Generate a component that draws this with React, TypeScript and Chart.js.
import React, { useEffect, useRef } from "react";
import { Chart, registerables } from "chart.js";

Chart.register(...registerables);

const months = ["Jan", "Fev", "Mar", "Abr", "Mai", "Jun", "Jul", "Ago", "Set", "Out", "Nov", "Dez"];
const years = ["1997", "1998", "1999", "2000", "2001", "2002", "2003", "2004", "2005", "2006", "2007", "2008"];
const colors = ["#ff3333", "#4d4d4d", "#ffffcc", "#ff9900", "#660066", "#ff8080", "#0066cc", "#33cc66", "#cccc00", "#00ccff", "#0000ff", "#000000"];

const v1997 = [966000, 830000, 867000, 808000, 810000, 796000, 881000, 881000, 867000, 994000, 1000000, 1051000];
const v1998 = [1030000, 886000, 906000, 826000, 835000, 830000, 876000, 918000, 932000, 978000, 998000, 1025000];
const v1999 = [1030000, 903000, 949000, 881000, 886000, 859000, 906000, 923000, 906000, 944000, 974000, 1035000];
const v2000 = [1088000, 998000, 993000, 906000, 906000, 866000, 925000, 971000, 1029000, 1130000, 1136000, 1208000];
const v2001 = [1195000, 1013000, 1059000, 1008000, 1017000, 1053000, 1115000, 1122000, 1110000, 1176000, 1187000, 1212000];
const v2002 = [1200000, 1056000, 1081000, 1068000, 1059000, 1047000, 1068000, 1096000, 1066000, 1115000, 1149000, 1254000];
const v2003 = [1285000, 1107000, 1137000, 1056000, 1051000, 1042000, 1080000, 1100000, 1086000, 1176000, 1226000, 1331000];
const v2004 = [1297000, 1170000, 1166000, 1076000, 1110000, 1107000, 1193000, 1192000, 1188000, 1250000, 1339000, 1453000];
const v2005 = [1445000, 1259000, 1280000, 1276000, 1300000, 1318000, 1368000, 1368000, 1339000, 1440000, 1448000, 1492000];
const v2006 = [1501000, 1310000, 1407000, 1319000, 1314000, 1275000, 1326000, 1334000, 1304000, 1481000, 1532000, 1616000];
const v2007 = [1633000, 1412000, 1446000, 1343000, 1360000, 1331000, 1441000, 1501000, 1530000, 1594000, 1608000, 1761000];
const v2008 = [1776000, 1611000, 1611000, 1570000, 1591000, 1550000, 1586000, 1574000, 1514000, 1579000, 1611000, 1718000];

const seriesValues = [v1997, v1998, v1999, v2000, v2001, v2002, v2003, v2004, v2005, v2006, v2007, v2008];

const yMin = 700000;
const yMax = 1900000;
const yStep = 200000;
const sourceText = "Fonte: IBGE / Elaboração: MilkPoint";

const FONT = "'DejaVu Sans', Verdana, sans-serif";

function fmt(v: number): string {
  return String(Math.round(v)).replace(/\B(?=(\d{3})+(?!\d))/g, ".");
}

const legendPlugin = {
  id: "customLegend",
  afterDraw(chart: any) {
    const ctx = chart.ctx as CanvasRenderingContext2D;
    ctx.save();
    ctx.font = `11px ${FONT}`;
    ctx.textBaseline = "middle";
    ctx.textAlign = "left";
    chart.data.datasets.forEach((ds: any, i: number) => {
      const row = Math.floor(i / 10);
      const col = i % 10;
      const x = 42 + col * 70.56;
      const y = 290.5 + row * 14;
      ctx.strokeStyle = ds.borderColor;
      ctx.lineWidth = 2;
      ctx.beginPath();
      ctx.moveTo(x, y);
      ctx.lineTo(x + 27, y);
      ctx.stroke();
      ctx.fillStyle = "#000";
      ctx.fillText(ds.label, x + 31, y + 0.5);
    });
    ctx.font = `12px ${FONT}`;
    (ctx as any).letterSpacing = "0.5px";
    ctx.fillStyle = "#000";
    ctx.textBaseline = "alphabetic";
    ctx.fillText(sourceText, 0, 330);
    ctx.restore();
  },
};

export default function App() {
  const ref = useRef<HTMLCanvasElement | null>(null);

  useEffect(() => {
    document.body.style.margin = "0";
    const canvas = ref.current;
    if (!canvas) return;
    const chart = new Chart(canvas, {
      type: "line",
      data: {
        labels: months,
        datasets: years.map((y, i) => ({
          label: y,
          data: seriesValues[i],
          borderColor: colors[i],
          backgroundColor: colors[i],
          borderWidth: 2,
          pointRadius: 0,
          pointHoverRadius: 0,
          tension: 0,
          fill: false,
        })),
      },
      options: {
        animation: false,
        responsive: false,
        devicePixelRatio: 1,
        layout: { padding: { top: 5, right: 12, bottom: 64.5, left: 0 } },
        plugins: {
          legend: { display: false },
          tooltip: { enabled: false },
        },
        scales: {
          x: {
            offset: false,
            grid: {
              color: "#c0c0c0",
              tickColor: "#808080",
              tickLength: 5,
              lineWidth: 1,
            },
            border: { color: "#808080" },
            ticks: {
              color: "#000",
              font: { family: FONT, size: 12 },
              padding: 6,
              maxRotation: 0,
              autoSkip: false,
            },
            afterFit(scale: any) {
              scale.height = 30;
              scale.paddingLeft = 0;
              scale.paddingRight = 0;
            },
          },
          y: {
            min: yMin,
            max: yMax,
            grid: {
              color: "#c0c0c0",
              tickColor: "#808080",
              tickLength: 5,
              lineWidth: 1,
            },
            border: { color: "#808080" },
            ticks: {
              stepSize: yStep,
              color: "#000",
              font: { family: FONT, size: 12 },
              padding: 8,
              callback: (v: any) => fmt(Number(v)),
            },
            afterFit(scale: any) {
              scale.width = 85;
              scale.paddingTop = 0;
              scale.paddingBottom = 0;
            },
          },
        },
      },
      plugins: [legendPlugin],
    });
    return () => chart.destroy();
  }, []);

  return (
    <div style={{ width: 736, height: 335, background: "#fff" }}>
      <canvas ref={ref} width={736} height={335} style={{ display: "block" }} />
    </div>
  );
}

━━━━━━━━━━━━━━━━

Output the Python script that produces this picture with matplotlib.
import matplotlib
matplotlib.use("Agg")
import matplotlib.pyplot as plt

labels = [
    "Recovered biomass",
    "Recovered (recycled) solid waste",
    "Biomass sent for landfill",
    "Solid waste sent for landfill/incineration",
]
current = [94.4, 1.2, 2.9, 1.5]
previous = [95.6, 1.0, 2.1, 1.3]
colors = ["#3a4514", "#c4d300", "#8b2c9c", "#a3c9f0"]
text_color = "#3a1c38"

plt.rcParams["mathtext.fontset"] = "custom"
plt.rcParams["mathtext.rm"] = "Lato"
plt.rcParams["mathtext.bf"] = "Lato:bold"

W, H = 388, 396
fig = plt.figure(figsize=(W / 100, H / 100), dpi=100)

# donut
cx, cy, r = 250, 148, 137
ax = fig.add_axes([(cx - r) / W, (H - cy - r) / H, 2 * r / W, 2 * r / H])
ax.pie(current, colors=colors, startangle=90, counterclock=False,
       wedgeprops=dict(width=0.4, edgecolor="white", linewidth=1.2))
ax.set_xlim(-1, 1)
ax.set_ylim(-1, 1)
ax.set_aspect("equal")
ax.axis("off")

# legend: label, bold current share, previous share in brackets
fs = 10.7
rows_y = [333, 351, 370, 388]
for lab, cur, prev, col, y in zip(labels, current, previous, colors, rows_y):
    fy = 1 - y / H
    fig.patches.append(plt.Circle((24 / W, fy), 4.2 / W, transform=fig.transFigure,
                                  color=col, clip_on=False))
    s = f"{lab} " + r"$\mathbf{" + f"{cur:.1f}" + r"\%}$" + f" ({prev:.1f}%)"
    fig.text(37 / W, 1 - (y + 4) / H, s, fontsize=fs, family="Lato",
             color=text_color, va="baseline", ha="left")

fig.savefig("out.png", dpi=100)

━━━━━━━━━━━━━━━━

- Exercise instructions
Begin with the line containing "Generate a component", end with the line containing "Chart.register(...registerables);", and repeat every line in that stretch exactly.

- Exercise solution
Generate a component that draws this with React, TypeScript and Chart.js.
import React, { useEffect, useRef } from "react";
import { Chart, registerables } from "chart.js";

Chart.register(...registerables);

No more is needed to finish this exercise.